**What needs to be done**. Read through the data and report every line in which the word "matplotlib" occurs.

**Collected data**.
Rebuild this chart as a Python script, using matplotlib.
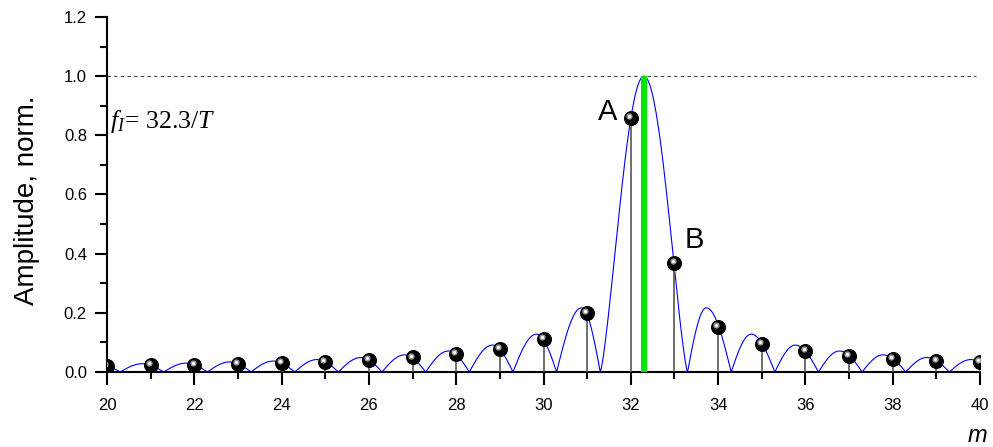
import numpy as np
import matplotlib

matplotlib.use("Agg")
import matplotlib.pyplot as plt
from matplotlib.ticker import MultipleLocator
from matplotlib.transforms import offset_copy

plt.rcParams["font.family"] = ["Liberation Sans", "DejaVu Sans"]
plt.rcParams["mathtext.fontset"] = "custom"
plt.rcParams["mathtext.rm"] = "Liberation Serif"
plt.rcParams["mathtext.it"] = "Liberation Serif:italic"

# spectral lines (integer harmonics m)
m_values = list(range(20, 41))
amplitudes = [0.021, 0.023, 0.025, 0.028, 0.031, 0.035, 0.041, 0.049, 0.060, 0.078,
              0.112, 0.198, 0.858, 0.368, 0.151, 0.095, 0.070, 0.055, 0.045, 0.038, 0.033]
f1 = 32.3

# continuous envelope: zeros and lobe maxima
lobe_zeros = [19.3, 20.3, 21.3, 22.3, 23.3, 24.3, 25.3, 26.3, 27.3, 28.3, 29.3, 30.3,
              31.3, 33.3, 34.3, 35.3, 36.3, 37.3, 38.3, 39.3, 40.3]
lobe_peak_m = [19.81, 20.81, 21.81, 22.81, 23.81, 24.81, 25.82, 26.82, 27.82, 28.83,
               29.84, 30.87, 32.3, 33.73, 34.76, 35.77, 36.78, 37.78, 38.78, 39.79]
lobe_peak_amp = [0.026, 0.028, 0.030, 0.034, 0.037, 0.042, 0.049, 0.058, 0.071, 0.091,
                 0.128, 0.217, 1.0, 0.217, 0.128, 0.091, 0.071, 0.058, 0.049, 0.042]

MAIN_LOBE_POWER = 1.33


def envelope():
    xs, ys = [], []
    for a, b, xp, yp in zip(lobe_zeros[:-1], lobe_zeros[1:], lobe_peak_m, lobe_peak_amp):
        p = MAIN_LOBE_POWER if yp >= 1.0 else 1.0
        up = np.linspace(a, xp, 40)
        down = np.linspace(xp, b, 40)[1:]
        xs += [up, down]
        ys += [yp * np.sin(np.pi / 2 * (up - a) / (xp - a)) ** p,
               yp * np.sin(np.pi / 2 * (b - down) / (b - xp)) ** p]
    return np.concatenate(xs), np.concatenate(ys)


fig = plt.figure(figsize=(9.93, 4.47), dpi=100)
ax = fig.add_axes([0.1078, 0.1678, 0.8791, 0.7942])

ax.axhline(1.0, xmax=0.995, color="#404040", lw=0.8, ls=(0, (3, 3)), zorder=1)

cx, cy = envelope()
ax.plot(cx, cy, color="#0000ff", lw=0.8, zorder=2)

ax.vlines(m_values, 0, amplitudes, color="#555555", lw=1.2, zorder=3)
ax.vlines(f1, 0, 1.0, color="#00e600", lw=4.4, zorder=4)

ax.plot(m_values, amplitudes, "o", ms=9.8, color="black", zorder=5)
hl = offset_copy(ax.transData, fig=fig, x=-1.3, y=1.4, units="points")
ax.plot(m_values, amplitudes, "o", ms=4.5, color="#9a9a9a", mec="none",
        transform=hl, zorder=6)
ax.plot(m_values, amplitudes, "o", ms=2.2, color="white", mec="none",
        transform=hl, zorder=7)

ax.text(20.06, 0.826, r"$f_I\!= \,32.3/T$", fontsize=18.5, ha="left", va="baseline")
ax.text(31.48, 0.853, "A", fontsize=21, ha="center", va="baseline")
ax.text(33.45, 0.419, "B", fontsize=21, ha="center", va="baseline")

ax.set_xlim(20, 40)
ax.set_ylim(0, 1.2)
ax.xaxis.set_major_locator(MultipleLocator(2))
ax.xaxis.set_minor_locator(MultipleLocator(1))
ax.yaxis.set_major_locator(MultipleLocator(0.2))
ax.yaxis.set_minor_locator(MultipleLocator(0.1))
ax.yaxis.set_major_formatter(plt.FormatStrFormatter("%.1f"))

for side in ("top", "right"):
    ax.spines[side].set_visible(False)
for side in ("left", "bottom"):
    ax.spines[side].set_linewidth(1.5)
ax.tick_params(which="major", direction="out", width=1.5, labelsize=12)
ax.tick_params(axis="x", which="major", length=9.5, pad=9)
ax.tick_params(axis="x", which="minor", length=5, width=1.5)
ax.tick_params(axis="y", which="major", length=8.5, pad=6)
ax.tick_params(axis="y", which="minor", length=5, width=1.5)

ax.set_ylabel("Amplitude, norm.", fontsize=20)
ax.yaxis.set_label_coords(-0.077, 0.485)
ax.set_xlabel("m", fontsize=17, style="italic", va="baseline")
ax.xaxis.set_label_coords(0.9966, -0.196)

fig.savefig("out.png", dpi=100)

**Output below**.
Rebuild this chart as a Python script, using matplotlib.
import matplotlib
matplotlib.use("Agg")
import matplotlib.pyplot as plt
from matplotlib.ticker import MultipleLocator
from matplotlib.transforms import offset_copy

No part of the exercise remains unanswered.